Images should be left out, and everything else in the listing reproduced exactly.

────────

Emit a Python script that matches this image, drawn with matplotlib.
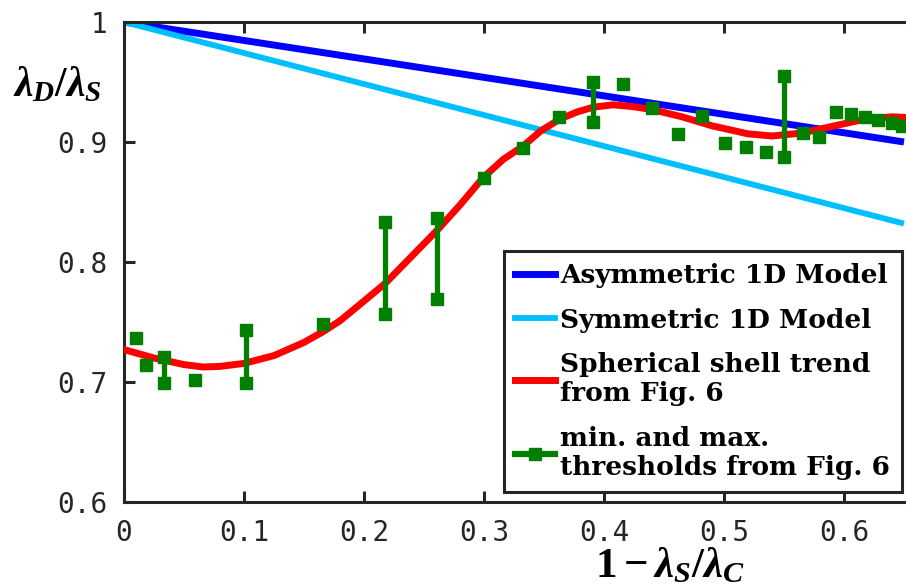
import numpy as np
import matplotlib
matplotlib.use("Agg")
import matplotlib.pyplot as plt
from matplotlib.lines import Line2D

# modelos 1D (retas)
modelo_x = [0.0, 0.65]
assimetrico_y = [1.0, 0.90]
simetrico_y = [1.0, 0.832]

# tendencia da casca esferica
casca_x = [0.0, 0.025, 0.05, 0.066, 0.08, 0.1, 0.125, 0.15, 0.166, 0.18, 0.197,
           0.2175, 0.238, 0.261, 0.28, 0.299, 0.316, 0.3325, 0.347, 0.363, 0.3775,
           0.391, 0.4075, 0.424, 0.44, 0.465, 0.49, 0.52, 0.54, 0.565, 0.59,
           0.615, 0.64, 0.65]
casca_y = [0.727, 0.720, 0.7145, 0.7125, 0.713, 0.7155, 0.722, 0.733, 0.742, 0.751, 0.765,
           0.782, 0.803, 0.8265, 0.8475, 0.870, 0.8855, 0.8965, 0.909, 0.919, 0.925,
           0.929, 0.931, 0.9295, 0.927, 0.921, 0.9135, 0.9068, 0.905, 0.9075, 0.913,
           0.9185, 0.921, 0.9205]

# limiares minimo e maximo
lim_x = [0.010, 0.018, 0.033, 0.059, 0.102, 0.166, 0.2175, 0.261, 0.300, 0.3325,
         0.3625, 0.391, 0.416, 0.440, 0.462, 0.482, 0.501, 0.518, 0.535, 0.550,
         0.566, 0.579, 0.593, 0.606, 0.6175, 0.628, 0.640, 0.648]
lim_min = [0.737, 0.714, 0.699, 0.702, 0.699, 0.748, 0.757, 0.769, 0.870, 0.895,
           0.921, 0.917, 0.948, 0.928, 0.907, 0.922, 0.899, 0.896, 0.892, 0.8875,
           0.9075, 0.904, 0.925, 0.923, 0.921, 0.918, 0.916, 0.913]
lim_max = [0.737, 0.714, 0.721, 0.702, 0.743, 0.748, 0.833, 0.837, 0.870, 0.895,
           0.921, 0.950, 0.948, 0.928, 0.907, 0.922, 0.899, 0.896, 0.892, 0.955,
           0.9075, 0.904, 0.925, 0.923, 0.921, 0.918, 0.916, 0.913]

x_ticks = [0, 0.1, 0.2, 0.3, 0.4, 0.5, 0.6]
x_labels = ["0", "0.1", "0.2", "0.3", "0.4", "0.5", "0.6"]
y_ticks = [0.6, 0.7, 0.8, 0.9, 1.0]
y_labels = ["0.6", "0.7", "0.8", "0.9", "1"]

plt.rcParams['mathtext.fontset'] = 'custom'
plt.rcParams['mathtext.rm'] = 'Liberation Serif:bold'
plt.rcParams['mathtext.bf'] = 'Liberation Serif:bold'
plt.rcParams['mathtext.it'] = 'Liberation Serif:italic:bold'

cor_eixo = '#262626'
verde = '#007F00'

fig = plt.figure(figsize=(9.06, 5.86), dpi=100)
# o eixo passa da borda direita (figura original recortada)
ax = fig.add_axes([124 / 906, 84 / 586, 840 / 906, 480 / 586])

ax.plot(modelo_x, assimetrico_y, color='#0000FF', lw=5.0, solid_capstyle='butt', zorder=2)
ax.plot(modelo_x, simetrico_y, color='#00BFFF', lw=4.2, solid_capstyle='butt', zorder=2)
ax.plot(casca_x, casca_y, color='#FF0000', lw=5.0, zorder=3)

lx = np.array(lim_x)
lmin = np.array(lim_min)
lmax = np.array(lim_max)
barra = lmax > lmin
ax.vlines(lx[barra], lmin[barra], lmax[barra], color=verde, lw=3.8, zorder=4)
ax.plot(lx, lmin, 's', color=verde, ms=8, mec=verde, ls='none', zorder=5)
ax.plot(lx[barra], lmax[barra], 's', color=verde, ms=8, mec=verde, ls='none', zorder=5)

ax.set_xlim(0, 0.70)
ax.set_ylim(0.6, 1.0)
ax.set_xticks(x_ticks)
ax.set_xticklabels(x_labels)
ax.set_yticks(y_ticks)
ax.set_yticklabels(y_labels)

for s in ax.spines.values():
    s.set_linewidth(2.2)
    s.set_color(cor_eixo)
ax.tick_params(direction='in', length=8, width=2.2, color=cor_eixo, top=True, right=True,
               labelcolor=cor_eixo, labelsize=20, pad=12)
for t in ax.get_xticklabels() + ax.get_yticklabels():
    t.set_fontfamily('DejaVu Sans Mono')

fig.text(57 / 906, 1 - 84 / 586, r'$\lambda_D/\lambda_S$', fontsize=30,
         ha='center', va='center')
fig.text(670 / 906, 1 - 577 / 586, r'$\mathrm{1}-\lambda_S/\lambda_C$', fontsize=31,
         ha='center', va='baseline')

handles = [
    Line2D([], [], color='#0000FF', lw=5.0),
    Line2D([], [], color='#00BFFF', lw=4.2),
    Line2D([], [], color='#FF0000', lw=5.0),
    Line2D([], [], color=verde, lw=4.5, marker='s', ms=8),
]
nomes = ['Asymmetric 1D Model', 'Symmetric 1D Model',
         'Spherical shell trend\nfrom Fig. 6', 'min. and max.\nthresholds from Fig. 6']
leg = ax.legend(handles, nomes, loc='lower right', bbox_to_anchor=(778 / 840, 10 / 480),
                borderaxespad=0, fancybox=False, framealpha=1, edgecolor=cor_eixo,
                handlelength=1.5, handletextpad=0.2, borderpad=0.45, labelspacing=0.75,
                prop={'family': 'DejaVu Serif', 'weight': 'bold', 'size': 19})
leg.get_frame().set_linewidth(2.2)

fig.savefig('out.png', dpi=100)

────────

RESPONSE:
Emit a Python script that matches this image, drawn with matplotlib.
import numpy as np
import matplotlib
matplotlib.use("Agg")
import matplotlib.pyplot as plt
from matplotlib.lines import Line2D

# modelos 1D (retas)
modelo_x = [0.0, 0.65]
assimetrico_y = [1.0, 0.90]
simetrico_y = [1.0, 0.832]

# tendencia da casca esferica
casca_x = [0.0, 0.025, 0.05, 0.066, 0.08, 0.1, 0.125, 0.15, 0.166, 0.18, 0.197,
           0.2175, 0.238, 0.261, 0.28, 0.299, 0.316, 0.3325, 0.347, 0.363, 0.3775,
           0.391, 0.4075, 0.424, 0.44, 0.465, 0.49, 0.52, 0.54, 0.565, 0.59,
           0.615, 0.64, 0.65]
casca_y = [0.727, 0.720, 0.7145, 0.7125, 0.713, 0.7155, 0.722, 0.733, 0.742, 0.751, 0.765,
           0.782, 0.803, 0.8265, 0.8475, 0.870, 0.8855, 0.8965, 0.909, 0.919, 0.925,
           0.929, 0.931, 0.9295, 0.927, 0.921, 0.9135, 0.9068, 0.905, 0.9075, 0.913,
           0.9185, 0.921, 0.9205]

# limiares minimo e maximo
lim_x = [0.010, 0.018, 0.033, 0.059, 0.102, 0.166, 0.2175, 0.261, 0.300, 0.3325,
         0.3625, 0.391, 0.416, 0.440, 0.462, 0.482, 0.501, 0.518, 0.535, 0.550,
         0.566, 0.579, 0.593, 0.606, 0.6175, 0.628, 0.640, 0.648]
lim_min = [0.737, 0.714, 0.699, 0.702, 0.699, 0.748, 0.757, 0.769, 0.870, 0.895,
           0.921, 0.917, 0.948, 0.928, 0.907, 0.922, 0.899, 0.896, 0.892, 0.8875,
           0.9075, 0.904, 0.925, 0.923, 0.921, 0.918, 0.916, 0.913]
lim_max = [0.737, 0.714, 0.721, 0.702, 0.743, 0.748, 0.833, 0.837, 0.870, 0.895,
           0.921, 0.950, 0.948, 0.928, 0.907, 0.922, 0.899, 0.896, 0.892, 0.955,
           0.9075, 0.904, 0.925, 0.923, 0.921, 0.918, 0.916, 0.913]

x_ticks = [0, 0.1, 0.2, 0.3, 0.4, 0.5, 0.6]
x_labels = ["0", "0.1", "0.2", "0.3", "0.4", "0.5", "0.6"]
y_ticks = [0.6, 0.7, 0.8, 0.9, 1.0]
y_labels = ["0.6", "0.7", "0.8", "0.9", "1"]

plt.rcParams['mathtext.fontset'] = 'custom'
plt.rcParams['mathtext.rm'] = 'Liberation Serif:bold'
plt.rcParams['mathtext.bf'] = 'Liberation Serif:bold'
plt.rcParams['mathtext.it'] = 'Liberation Serif:italic:bold'

cor_eixo = '#262626'
verde = '#007F00'

fig = plt.figure(figsize=(9.06, 5.86), dpi=100)
# o eixo passa da borda direita (figura original recortada)
ax = fig.add_axes([124 / 906, 84 / 586, 840 / 906, 480 / 586])

ax.plot(modelo_x, assimetrico_y, color='#0000FF', lw=5.0, solid_capstyle='butt', zorder=2)
ax.plot(modelo_x, simetrico_y, color='#00BFFF', lw=4.2, solid_capstyle='butt', zorder=2)
ax.plot(casca_x, casca_y, color='#FF0000', lw=5.0, zorder=3)

lx = np.array(lim_x)
lmin = np.array(lim_min)
lmax = np.array(lim_max)
barra = lmax > lmin
ax.vlines(lx[barra], lmin[barra], lmax[barra], color=verde, lw=3.8, zorder=4)
ax.plot(lx, lmin, 's', color=verde, ms=8, mec=verde, ls='none', zorder=5)
ax.plot(lx[barra], lmax[barra], 's', color=verde, ms=8, mec=verde, ls='none', zorder=5)

ax.set_xlim(0, 0.70)
ax.set_ylim(0.6, 1.0)
ax.set_xticks(x_ticks)
ax.set_xticklabels(x_labels)
ax.set_yticks(y_ticks)
ax.set_yticklabels(y_labels)

for s in ax.spines.values():
    s.set_linewidth(2.2)
    s.set_color(cor_eixo)
ax.tick_params(direction='in', length=8, width=2.2, color=cor_eixo, top=True, right=True,
               labelcolor=cor_eixo, labelsize=20, pad=12)
for t in ax.get_xticklabels() + ax.get_yticklabels():
    t.set_fontfamily('DejaVu Sans Mono')

fig.text(57 / 906, 1 - 84 / 586, r'$\lambda_D/\lambda_S$', fontsize=30,
         ha='center', va='center')
fig.text(670 / 906, 1 - 577 / 586, r'$\mathrm{1}-\lambda_S/\lambda_C$', fontsize=31,
         ha='center', va='baseline')

handles = [
    Line2D([], [], color='#0000FF', lw=5.0),
    Line2D([], [], color='#00BFFF', lw=4.2),
    Line2D([], [], color='#FF0000', lw=5.0),
    Line2D([], [], color=verde, lw=4.5, marker='s', ms=8),
]
nomes = ['Asymmetric 1D Model', 'Symmetric 1D Model',
         'Spherical shell trend\nfrom Fig. 6', 'min. and max.\nthresholds from Fig. 6']
leg = ax.legend(handles, nomes, loc='lower right', bbox_to_anchor=(778 / 840, 10 / 480),
                borderaxespad=0, fancybox=False, framealpha=1, edgecolor=cor_eixo,
                handlelength=1.5, handletextpad=0.2, borderpad=0.45, labelspacing=0.75,
                prop={'family': 'DejaVu Serif', 'weight': 'bold', 'size': 19})
leg.get_frame().set_linewidth(2.2)

fig.savefig('out.png', dpi=100)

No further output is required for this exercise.